The last Israeli-Gaza war of 2009 was a hideous massacre. As devastating as it was, it was just a mass murder. Before you blatantly kill me yourself, let me further explain. The war was inevitable. It happened. Innocent civilians of fine men, women, children and elderly were mercilessly killed. Yet as I see it, it is better to be dead.
It is better for the fine men to expire than them seeing their wives, children and close friends being taken away from them or injured to the point of death, or die in front of their eyes, battered and drenched in their own blood.
It is better for the fine women to pass on away than to witness their husbands being blown to pieces or watch their sons and daughters without their limbs crying, screaming in agony, if not dead in their arms.
It is better for the fine children to be forever in slumber than to be terrified, traumatised from watching their parents’ humiliated and abused in torture, gunned with dozens of bullets through them or unexpectedly die while they tightly held their children in embrace by means of protection.
It is better for the fine elderly to exhale their last breaths than witnessing their families torn apart in mass killings, or having to feel sunken in sheer hopelessness and hating themselves for their limitations of old age to protect their children and grandchildren before they were harmed or shot dead.
Because life hurts.
I personally wouldn’t mind being dead myself, it’s just I’m afraid of my life luggage that is still haven’t fully packed yet for me to meet my Creator. But who am I to say this, when He could have booked me an early one-way ticket without the chance to finish packing.
And it hurts agonisingly when the Israelis attacked the Freedom Flotilla, the very source to nurture life back in Gaza. To violate the cause of aid to life is completely revolting, unforgivable and inhumane.
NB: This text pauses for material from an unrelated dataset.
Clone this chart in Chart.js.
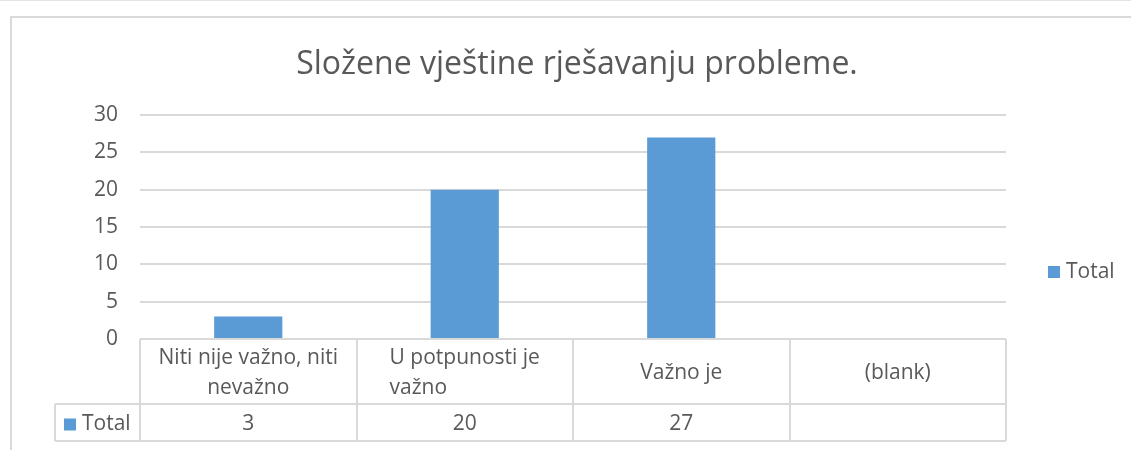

It has sicken me so severely to the extent that my very heart throbs in turbulence enough to wrench me out of my ignorant bliss and vent this out on this blog, which is something I haven’t done before for such a current world situation. It has moved me to this. The feeling I experienced watching this news on TV and reading it in pamphlets is unfathomable.
May the innocents be saved and protected. May those responsible be served equal damage to what they have done.